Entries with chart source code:
----
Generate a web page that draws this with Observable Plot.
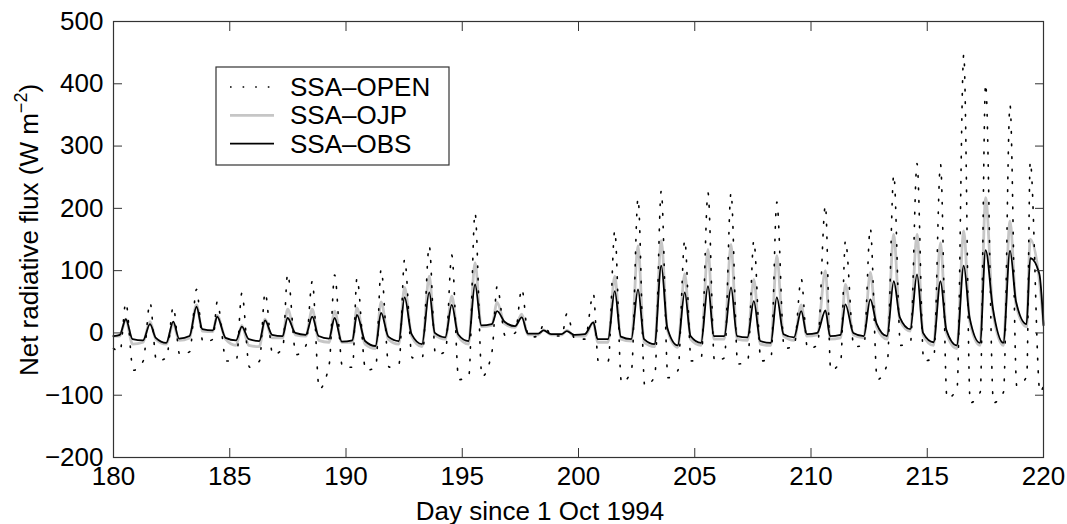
<!DOCTYPE html>
<html><head><meta charset="utf-8">
<script src="https://cdn.jsdelivr.net/npm/d3@7"></script>
<script src="https://cdn.jsdelivr.net/npm/@observablehq/plot@0.6"></script>
<style>body{margin:0;background:#fff;} svg{display:block}</style>
</head><body><div id="chart"></div>
<script>
// ---- data ----
const days = [180,181,182,183,184,185,186,187,188,189,190,191,192,193,194,195,196,197,198,199,
              200,201,202,203,204,205,206,207,208,209,210,211,212,213,214,215,216,217,218,219];
// time of the daily maximum
const peakTime = [180.53,181.57,182.57,183.57,184.46,185.52,186.52,187.49,188.55,189.51,
                  190.47,191.51,192.52,193.58,194.55,195.55,196.5,197.56,198.5,199.5,
                  200.64,201.56,202.56,203.56,204.57,205.57,206.56,207.54,208.53,209.58,
                  210.62,211.48,212.55,213.56,214.56,215.57,216.57,217.51,218.56,219.43];
// SSA-OBS: pre-dawn, daily peak, evening values (W m-2)
const obsDawn = [-3,-12,-16,-5,4,-12,-13,-5,-3,-9,-12,-21,-13,-18,-7,-13,14,11,-1,-2,
                 -2,-10,-10,-18,-20,-16,-5,-7,-16,-7,0,-3,-5,-5,6,-15,-20,-16,-16,14];
const obsPeak = [22,14,18,42,26,10,20,24,26,24,29,32,57,65,45,78,35,25,4,3,
                 17,67,70,108,65,75,73,51,57,35,36,46,54,83,94,83,108,133,132,120];
const obsDusk = [-10,-8,-9,6,-8,-10,-3,0,-5,-14,-13,-6,-2,0,-2,12,18,-1,-2,-3,
                 -10,-6,-10,8,-5,-5,-5,-13,-2,-2,-5,0,15,25,0,5,25,40,50,95];
const obsEnds = [-5, 12];
// SSA-OJP
const ojpDawn = [-5,-15,-18,-8,2,-20,-22,-8,-5,-15,-15,-25,-18,-22,-10,-18,12,9,-3,-3,
                 -5,-15,-13,-22,-23,-20,-10,-12,-20,-12,-3,-8,-8,-10,3,-20,-25,-20,-20,10];
const ojpPeak = [22,18,15,45,28,12,22,38,38,35,40,50,73,91,59,113,49,30,5,4,
                 17,91,140,148,95,134,142,86,124,45,100,78,97,158,158,145,164,217,180,150];
const ojpDusk = [-18,-10,-12,3,-10,-20,-8,-3,-12,-15,-18,-10,-5,-3,-5,10,15,-3,-3,-5,
                 -15,-10,-15,5,-10,-10,-10,-18,-5,-5,-10,-3,10,20,-3,0,20,35,45,85];
const ojpEnds = [-5, 15];
// SSA-OPEN
const openDawn = [-30,-45,-40,-30,-10,-45,-45,-25,-20,-50,-55,-55,-50,-40,-30,-70,-30,0,-5,-5,
                  -10,-45,-60,-70,-60,-40,-40,-45,-40,-20,-20,-45,-20,-50,-15,-40,-90,-95,-95,-70];
const openPeak = [49,49,42,70,50,64,65,95,83,93,88,102,118,140,125,193,75,71,14,31,
                  63,164,216,228,149,225,225,148,210,87,205,148,168,254,272,271,447,400,366,275];
const openNight = [-60,-45,-35,-15,-45,-55,-35,-35,-90,-55,-60,-55,-40,-35,-75,-70,-5,-7,-5,-10,
                   -45,-80,-85,-72,-45,-45,-50,-45,-25,-25,-60,-22,-75,-20,-45,-105,-112,-112,-85,-95];
const openEnds = [-25, -85];

const xTicks = [180,185,190,195,200,205,210,215,220];
const yTicks = [-200,-100,0,100,200,300,400,500];
const seriesNames = ["SSA–OPEN","SSA–OJP","SSA–OBS"];

// ---- build tables ----
function series(dawn, peak, dusk, ends, tDawn, tDusk) {
  const rows = [{t: 180, v: ends[0]}];
  days.forEach((d, i) => {
    rows.push({t: d + tDawn, v: dawn[i]});
    rows.push({t: peakTime[i], v: peak[i]});
    rows.push({t: d + tDusk, v: dusk[i]});
  });
  rows.push({t: 220, v: ends[1]});
  return rows;
}
const obs = series(obsDawn, obsPeak, obsDusk, obsEnds, 0.27, 0.82);
const ojp = series(ojpDawn, ojpPeak, ojpDusk, ojpEnds, 0.27, 0.82);
const open = series(openDawn, openPeak, openNight, openEnds, 0.28, 0.85);

const FONT = "'Liberation Sans', Arial, Helvetica, sans-serif";
const fmt = d => d < 0 ? "\u2212" + Math.abs(d) : String(d);
const DOTS = "1.6,11";

const chart = Plot.plot({
  width: 1067, height: 524,
  marginLeft: 113, marginRight: 24, marginTop: 21, marginBottom: 67,
  style: {fontFamily: FONT, fontSize: "26px", color: "#000", background: "#fff", overflow: "visible"},
  x: {domain: [180, 220]},
  y: {domain: [-200, 500]},
  marks: [
    Plot.line(ojp, {x: "t", y: "v", stroke: "#c6c6c6", strokeWidth: 2.8, curve: "monotone-x"}),
    Plot.line(open, {x: "t", y: "v", stroke: "#000", strokeWidth: 1.6, strokeDasharray: DOTS, curve: "monotone-x"}),
    Plot.line(obs, {x: "t", y: "v", stroke: "#000", strokeWidth: 1.8, curve: "monotone-x"}),
    Plot.frame({stroke: "#333", strokeWidth: 1.2}),
    // labels
    Plot.axisX({anchor: "bottom", ticks: xTicks, tickSize: 0, tickPadding: 9, tickFormat: fmt, fontSize: 26, label: null}),
    Plot.axisY({anchor: "left", ticks: yTicks, tickSize: 0, tickPadding: 10, tickFormat: fmt, fontSize: 26, label: null}),
    // inward ticks on four sides
    Plot.axisX({anchor: "bottom", ticks: xTicks, tickSize: 9, dy: -9, fill: "none", label: null, stroke: "#333"}),
    Plot.axisX({anchor: "top", ticks: xTicks, tickSize: 9, dy: 9, fill: "none", label: null, stroke: "#333"}),
    Plot.axisY({anchor: "left", ticks: yTicks, tickSize: 9, dx: 9, fill: "none", label: null, stroke: "#333"}),
    Plot.axisY({anchor: "right", ticks: yTicks, tickSize: 9, dx: -9, fill: "none", label: null, stroke: "#333"})
  ]
});
document.getElementById("chart").appendChild(chart);

// ---- axis titles and legend ----
const svg = d3.select(chart);
svg.append("text").attr("x", 540).attr("y", 520).attr("text-anchor", "middle")
  .attr("font-size", 26).attr("fill", "#000").text("Day since 1 Oct 1994");
const yl = svg.append("text").attr("transform", "translate(38,230) rotate(-90)")
  .attr("text-anchor", "middle").attr("font-size", 26).attr("fill", "#000");
yl.append("tspan").text("Net radiative flux (W m");
yl.append("tspan").attr("font-size", 18).attr("dy", -11).text("\u22122");
yl.append("tspan").attr("dy", 11).text(")");

const lg = svg.append("g");
lg.append("rect").attr("x", 216).attr("y", 67).attr("width", 233).attr("height", 98)
  .attr("fill", "#fff").attr("stroke", "#333").attr("stroke-width", 1.2);
const legendStyles = [
  {stroke: "#000", w: 1.6, dash: DOTS},
  {stroke: "#c6c6c6", w: 2.8, dash: null},
  {stroke: "#000", w: 1.8, dash: null}
];
seriesNames.forEach((name, i) => {
  const y = 87 + i * 28.3;
  const ln = lg.append("line").attr("x1", 230).attr("x2", 274).attr("y1", y).attr("y2", y)
    .attr("stroke", legendStyles[i].stroke).attr("stroke-width", legendStyles[i].w);
  if (legendStyles[i].dash) ln.attr("stroke-dasharray", legendStyles[i].dash);
  lg.append("text").attr("x", 290).attr("y", y + 9).attr("text-anchor", "start")
    .attr("font-size", 26).attr("fill", "#000").text(name);
});
</script>
</body></html>
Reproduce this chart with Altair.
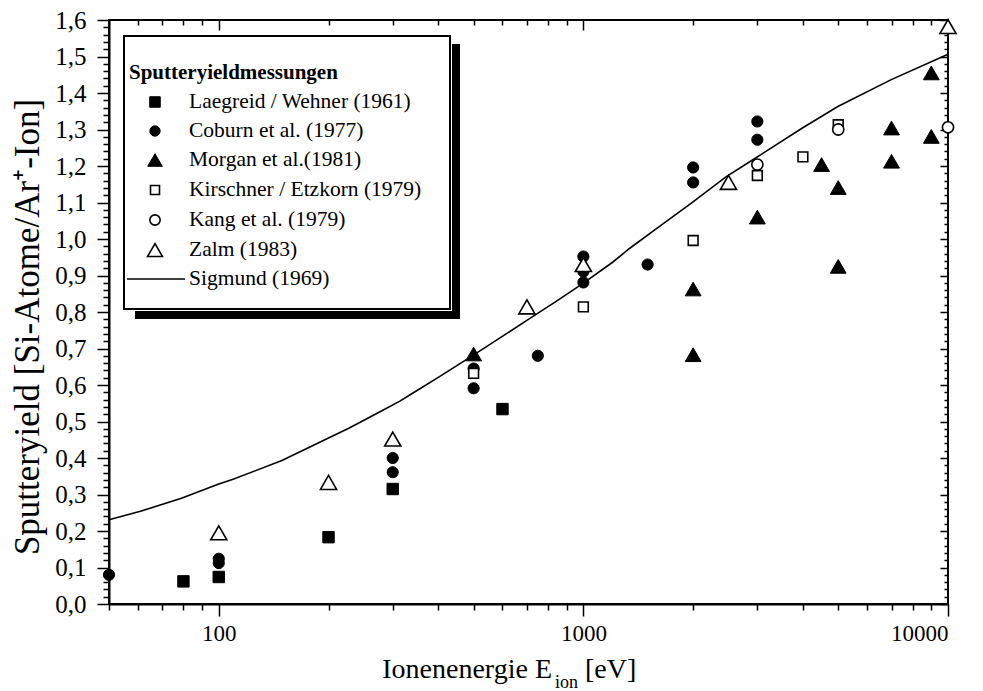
import altair as alt
import pandas as pd

# ---------------- data ----------------
laeg_x = [80, 100, 200, 300, 600]
laeg_y = [0.062, 0.074, 0.183, 0.315, 0.534]

coburn_x = [50, 100, 100, 300, 300, 500, 500, 750, 1000, 1000, 1000, 1500, 2000, 2000, 3000, 3000]
coburn_y = [0.080, 0.112, 0.124, 0.361, 0.400, 0.591, 0.645, 0.680, 0.881, 0.911, 0.952, 0.930, 1.155, 1.196, 1.272, 1.322]

morgan_x = [500, 2000, 2000, 3000, 4500, 5000, 5000, 7000, 7000, 9000, 9000]
morgan_y = [0.685, 0.683, 0.863, 1.060, 1.204, 1.141, 0.925, 1.304, 1.213, 1.455, 1.281]

kirsch_x = [500, 1000, 2000, 3000, 4000, 5000]
kirsch_y = [0.632, 0.814, 0.996, 1.174, 1.225, 1.313]

kang_x = [3000, 5000, 10000]
kang_y = [1.204, 1.300, 1.306]

zalm_x = [100, 200, 300, 700, 1000, 2500, 10000]
zalm_y = [0.195, 0.333, 0.452, 0.814, 0.930, 1.155, 1.582]

sig_x = [50, 61, 79, 100, 109, 149, 200, 228, 276, 313, 341, 403, 498, 614, 710, 842,
         1000, 1205, 1338, 1614, 1982, 2460, 2968, 3988, 4988, 6966, 10000]
sig_y = [0.231, 0.254, 0.290, 0.329, 0.341, 0.393, 0.455, 0.482, 0.526, 0.555, 0.578, 0.623,
         0.681, 0.740, 0.781, 0.829, 0.879, 0.937, 0.974, 1.034, 1.099, 1.170, 1.222, 1.304,
         1.363, 1.436, 1.506]

legend_title = "Sputteryieldmessungen"
legend_labels = ["Laegreid / Wehner (1961)", "Coburn et al. (1977)", "Morgan et al.(1981)",
                 "Kirschner / Etzkorn (1979)", "Kang et al. (1979)", "Zalm (1983)", "Sigmund (1969)"]

x_major = [100, 1000, 10000]
x_minor = [50, 60, 70, 80, 90, 200, 300, 400, 500, 600, 700, 800, 900,
           2000, 3000, 4000, 5000, 6000, 7000, 8000, 9000]
y_major = [0.0, 0.1, 0.2, 0.3, 0.4, 0.5, 0.6, 0.7, 0.8, 0.9, 1.0, 1.1, 1.2, 1.3, 1.4, 1.5, 1.6]
y_minor = [round(k * 0.02, 2) for k in range(81) if k % 5 != 0]

y_title = "Sputteryield [Si-Atome/Ar\u207a-Ion]"
x_title_main = "Ionenenergie E"
x_title_sub = "ion"
x_title_end = "[eV]"

# ---------------- layout ----------------
W, H = 839, 584
PAD_L, PAD_T = 109, 20
FONT = "Liberation Serif"

xscale = alt.Scale(type="log", domain=[50, 10000], nice=False)
yscale = alt.Scale(domain=[0, 1.6], nice=False)


def axis(orient, values, size, offset=0, labels=False, domain=False, **kw):
    return alt.Axis(orient=orient, values=values, tickSize=size, offset=offset, labels=labels,
                    domain=domain, grid=False, title=None, tickColor="black", tickWidth=1.5,
                    domainColor="black", domainWidth=2, **kw)


ax_b_major = axis("bottom", x_major, 12, labels=True, domain=True, format="d",
                  labelFont=FONT, labelFontSize=23, labelColor="black", labelPadding=6)
ax_b_minor = axis("bottom", x_minor, 6)
ax_t_major = axis("bottom", x_major, 10, offset=-H)
ax_t_minor = axis("bottom", x_minor, 5, offset=-H)
ax_l_major = axis("left", y_major, 12, labels=True, domain=True,
                  labelExpr="replace(format(datum.value, '.1f'), '.', ',')",
                  labelFont=FONT, labelFontSize=25, labelColor="black", labelPadding=11)
ax_l_minor = axis("left", y_minor, 6)
ax_r_major = axis("left", y_major, 8, offset=-W)
ax_r_minor = axis("left", y_minor, 4, offset=-W)

sig_df = pd.DataFrame({"x": sig_x, "y": sig_y})

layers = []
layers.append(alt.Chart(sig_df).mark_line(color="black", strokeWidth=1.6).encode(
    x=alt.X("x:Q", scale=xscale, axis=ax_b_major),
    y=alt.Y("y:Q", scale=yscale, axis=ax_l_major)))
for axx, axy in [(ax_b_minor, ax_l_minor), (ax_t_major, ax_r_major), (ax_t_minor, ax_r_minor)]:
    layers.append(alt.Chart(sig_df).mark_point(opacity=0).encode(
        x=alt.X("x:Q", scale=xscale, axis=axx),
        y=alt.Y("y:Q", scale=yscale, axis=axy)))

styles = [
    dict(shape="square", fill="black", stroke="black", size=130, strokeWidth=1),
    dict(shape="circle", fill="black", stroke="black", size=125, strokeWidth=1),
    dict(shape="triangle-up", fill="black", stroke="black", size=250, strokeWidth=1),
    dict(shape="square", fill="white", stroke="black", size=95, strokeWidth=1.6),
    dict(shape="circle", fill="white", stroke="black", size=125, strokeWidth=1.6),
    dict(shape="triangle-up", fill="white", stroke="black", size=260, strokeWidth=1.6),
]
series = [(laeg_x, laeg_y), (coburn_x, coburn_y), (morgan_x, morgan_y),
          (kirsch_x, kirsch_y), (kang_x, kang_y), (zalm_x, zalm_y)]
for (sx, sy), st in zip(series, styles):
    df = pd.DataFrame({"x": sx, "y": sy})
    layers.append(alt.Chart(df).mark_point(filled=True, opacity=1, **st).encode(
        x=alt.X("x:Q", scale=xscale, axis=None),
        y=alt.Y("y:Q", scale=yscale, axis=None)))

# ---------------- legend (decoration) ----------------
one = pd.DataFrame({"a": [0]})
bx0, bx1, by0, by1 = 124 - PAD_L, 450 - PAD_L, 36 - PAD_T, 309 - PAD_T
layers.append(alt.Chart(one).mark_rect(color="black").encode(
    x=alt.value(bx0 + 11), x2=alt.value(bx1 + 10), y=alt.value(by0 + 8), y2=alt.value(by1 + 10)))
layers.append(alt.Chart(one).mark_rect(color="white").encode(
    x=alt.value(bx0 - 1.5), x2=alt.value(bx1 + 2), y=alt.value(by0 - 1.5), y2=alt.value(by1 + 2)))
layers.append(alt.Chart(one).mark_rect(fill="white", stroke="black", strokeWidth=2).encode(
    x=alt.value(bx0), x2=alt.value(bx1), y=alt.value(by0), y2=alt.value(by1)))
layers.append(alt.Chart(one).mark_text(font=FONT, fontSize=21, fontWeight="bold", align="left",
                                       baseline="middle", color="black", text=legend_title).encode(
    x=alt.value(129 - PAD_L), y=alt.value(73 - PAD_T)))
row_y = [102, 131, 160, 190, 220, 250, 279]
for i, lab in enumerate(legend_labels):
    yy = row_y[i] - PAD_T
    layers.append(alt.Chart(one).mark_text(font=FONT, fontSize=21.5, align="left", baseline="middle",
                                           color="black", text=lab).encode(
        x=alt.value(189 - PAD_L), y=alt.value(yy)))
    if i < len(styles):
        st = dict(styles[i])
        st["size"] = st["size"] * 0.85
        layers.append(alt.Chart(one).mark_point(filled=True, opacity=1, **st).encode(
            x=alt.value(155 - PAD_L), y=alt.value(yy)))
    else:
        layers.append(alt.Chart(one).mark_rule(color="black", strokeWidth=1.6).encode(
            x=alt.value(127 - PAD_L), x2=alt.value(185 - PAD_L), y=alt.value(yy)))

# ---------------- axis titles ----------------
layers.append(alt.Chart(one).mark_text(font=FONT, fontSize=35, angle=270, align="center",
                                       baseline="middle", color="black", text=y_title).encode(
    x=alt.value(28 - PAD_L), y=alt.value(327 - PAD_T)))
layers.append(alt.Chart(one).mark_text(font=FONT, fontSize=28, align="right",
                                       baseline="alphabetic", color="black", text=x_title_main).encode(
    x=alt.value(552 - PAD_L), y=alt.value(678 - PAD_T)))
layers.append(alt.Chart(one).mark_text(font=FONT, fontSize=18, align="left",
                                       baseline="alphabetic", color="black", text=x_title_sub).encode(
    x=alt.value(555 - PAD_L), y=alt.value(688 - PAD_T)))
layers.append(alt.Chart(one).mark_text(font=FONT, fontSize=28, align="left",
                                       baseline="alphabetic", color="black", text=x_title_end).encode(
    x=alt.value(585 - PAD_L), y=alt.value(678 - PAD_T)))

chart = alt.layer(*layers).resolve_axis(x="independent", y="independent").properties(
    width=W, height=H,
    autosize=alt.AutoSizeParams(type="none"),
    padding={"left": PAD_L, "top": PAD_T, "right": 983 - PAD_L - W, "bottom": 691 - PAD_T - H},
    background="white",
).configure_view(stroke="black", strokeWidth=2)

chart.save("out.html", embed_options={"renderer": "svg", "actions": False})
----
* _Direction_
Pictures excluded, retype exactly the lines running from the one with "Reproduce this chart with Altair." through the one with "zalm_y = [0.195, 0.333, 0.452, 0.814, 0.930, 1.155, 1.582]". Include both end lines and nothing more.

* _Result of the task_
Reproduce this chart with Altair.
import altair as alt
import pandas as pd

# ---------------- data ----------------
laeg_x = [80, 100, 200, 300, 600]
laeg_y = [0.062, 0.074, 0.183, 0.315, 0.534]

coburn_x = [50, 100, 100, 300, 300, 500, 500, 750, 1000, 1000, 1000, 1500, 2000, 2000, 3000, 3000]
coburn_y = [0.080, 0.112, 0.124, 0.361, 0.400, 0.591, 0.645, 0.680, 0.881, 0.911, 0.952, 0.930, 1.155, 1.196, 1.272, 1.322]

morgan_x = [500, 2000, 2000, 3000, 4500, 5000, 5000, 7000, 7000, 9000, 9000]
morgan_y = [0.685, 0.683, 0.863, 1.060, 1.204, 1.141, 0.925, 1.304, 1.213, 1.455, 1.281]

kirsch_x = [500, 1000, 2000, 3000, 4000, 5000]
kirsch_y = [0.632, 0.814, 0.996, 1.174, 1.225, 1.313]

kang_x = [3000, 5000, 10000]
kang_y = [1.204, 1.300, 1.306]

zalm_x = [100, 200, 300, 700, 1000, 2500, 10000]
zalm_y = [0.195, 0.333, 0.452, 0.814, 0.930, 1.155, 1.582]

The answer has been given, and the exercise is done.